None of that matters, however, for the daunting challenge of bonding… to move in solidarity… to make a difference in the realm of black youth… which will, then, unquestionably, send positive ripples into many other realms… giving us all a shot at turning things around… invites us with a friendly smile.

I’m going to send this Kwame’s way, and hope that he’ll spread the word that I want to call a meeting. A nobody, me… calling a meeting at The Mountaintop… in or around Atlanta somewhere. Soon. Yesterday. Before Ruby dies.

I’m also going to send this to Mark Edmundson, a white professor from the University of Virginia, out of desperation… trusting that the impression I have of him, after reading his wonderful “Poetry Slam” piece (Harper’s July, 2013 issue) is spot on. Believing that he really is as socially-conscious as the article suggests… and wants to see a change in the status quo across the board. [Pause.] I reach out to anyone who gives off the slightest whiff of citizen concern, and have for the last eight years 24×8. No hyperbole there.

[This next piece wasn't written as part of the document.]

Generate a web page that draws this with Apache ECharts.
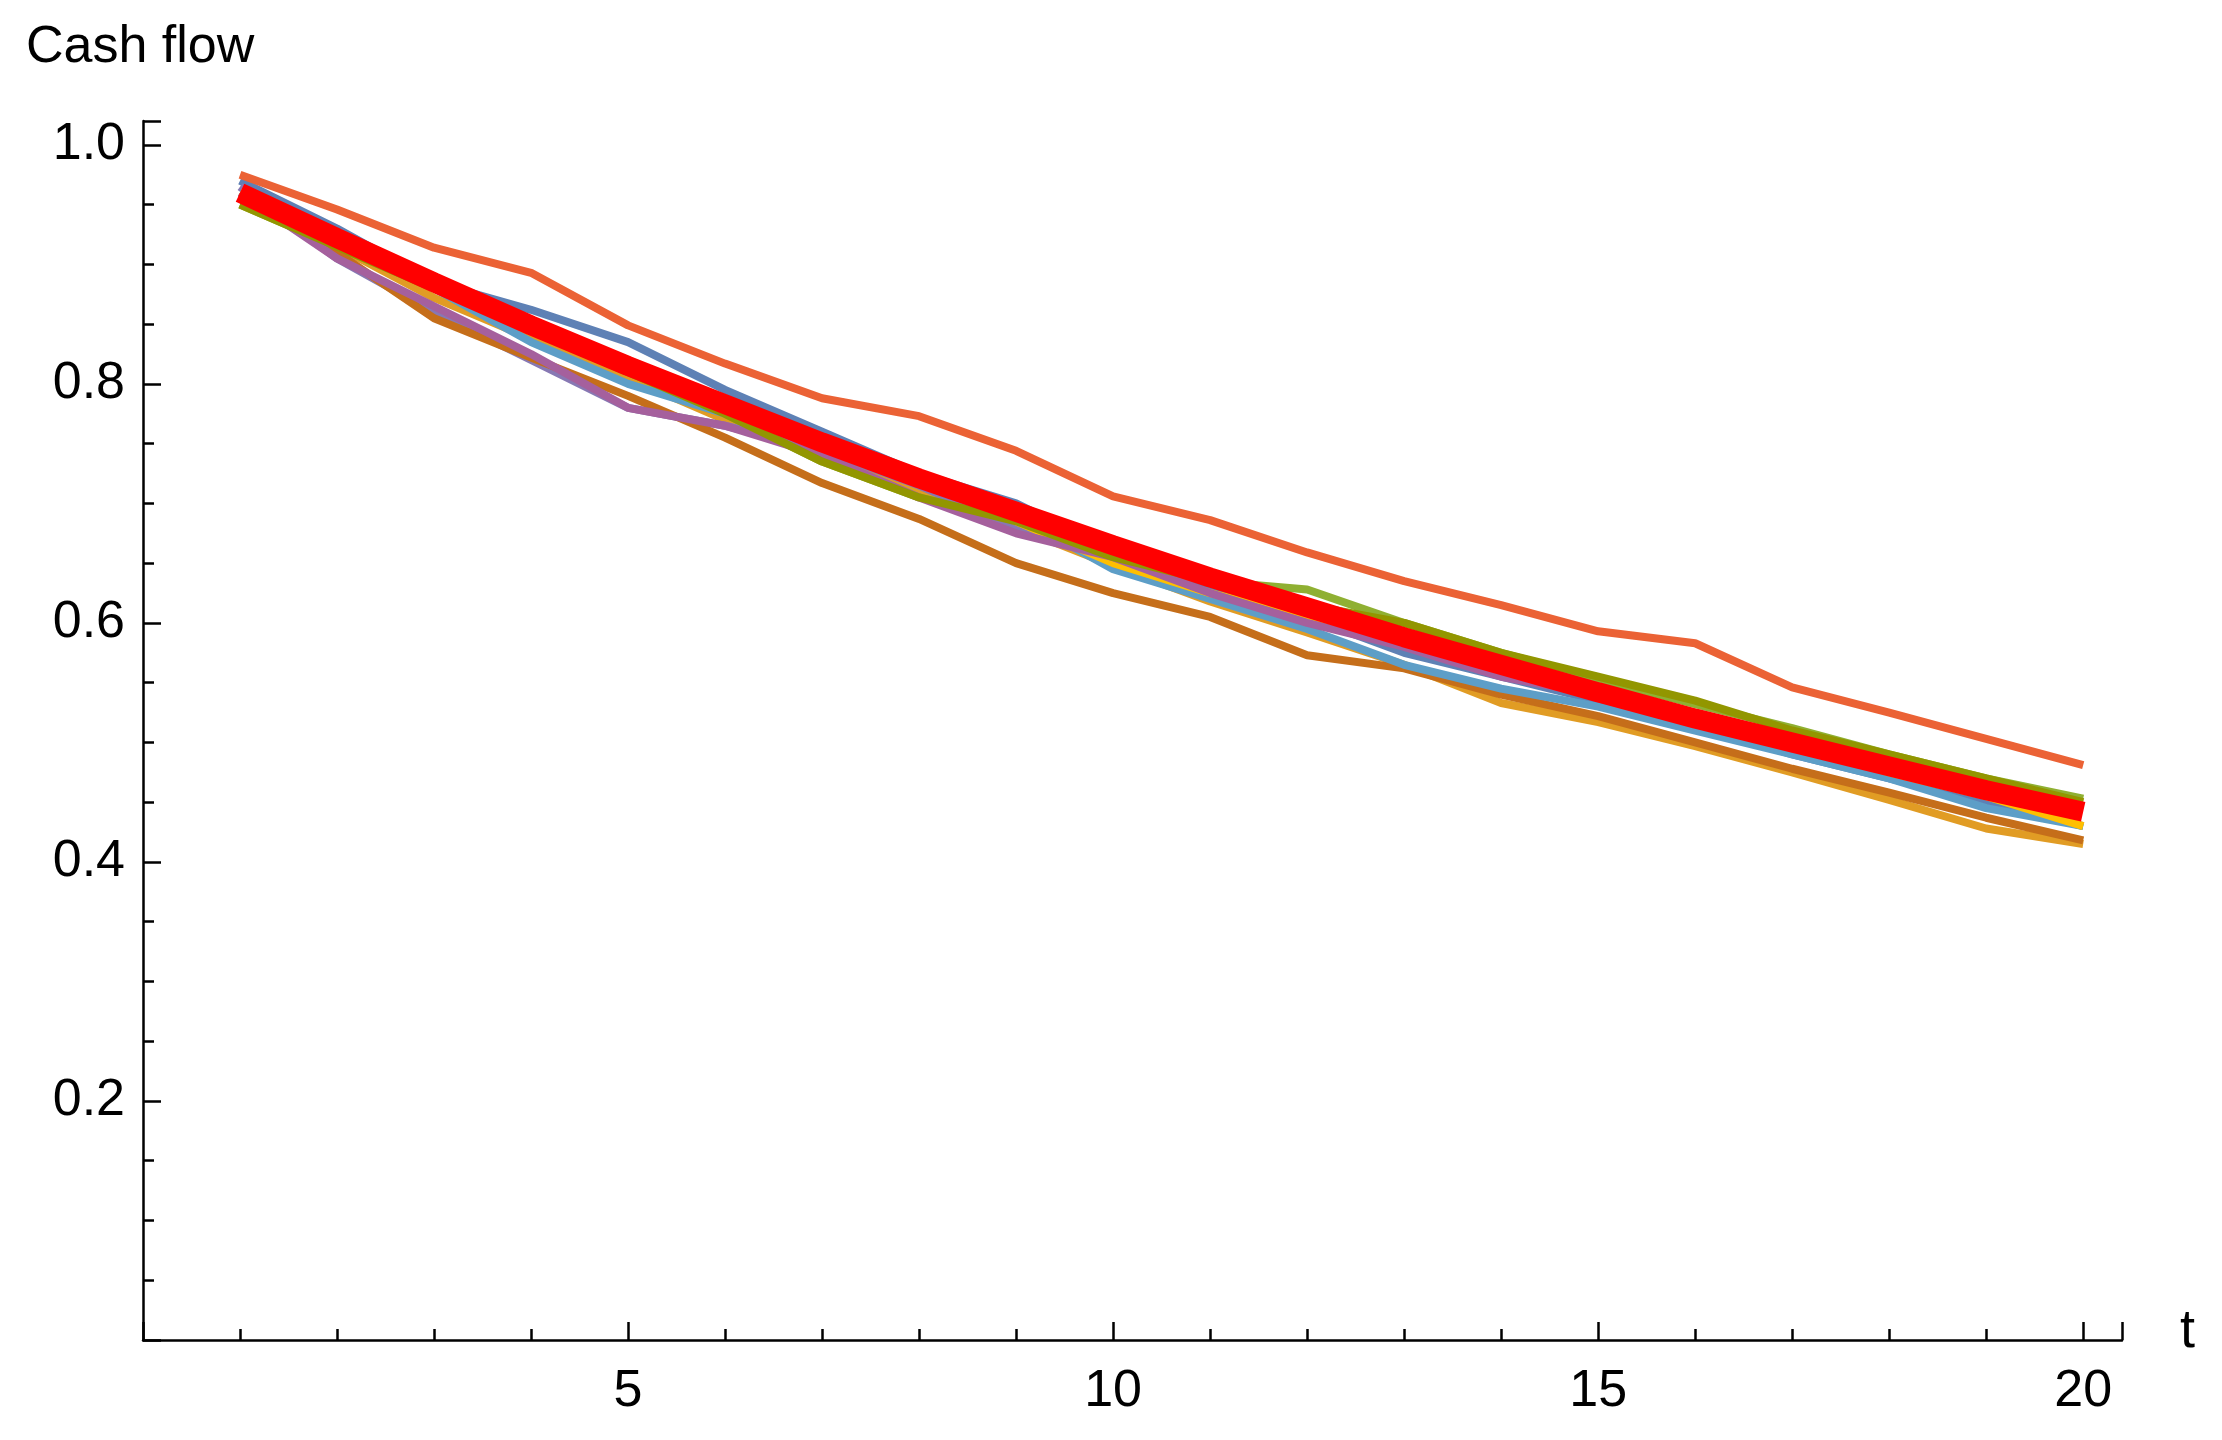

Because I’m going to die like Ruby Dee. Like Ossie did. Like you… down the road. And I remember what Edna St. Vincent Millay recited to me close to my eighth birthday:

The world stands out on either side
No wider than the heart is wide;
Above the world is stretched the sky,—
No higher than the soul is high.
The heart can push the sea and land
Farther away on either hand;
The soul can split the sky in two,
And let the face of God shine through.
But East and West will pinch the heart
That can not keep them pushed apart;
And he whose soul is flat—the sky
Will cave in on him by and by.

The author, open to traveling to Charlottesville (maybe), can be reached at aptosnews@gmail.com.

Afterwords, afterwards
:

“Ruby could see she was locked into being with brothers blocked by rote complaint and tired tirades, I think.”
— one of the author’s sons after viewing Ruby’s outburst and discussing her frustration

“Loyalty to petrified opinion never broke a chain or freed a human soul.”
— Mark Twain

“Clinging to petrified talk cannot break chains, nor can it free a single human soul.”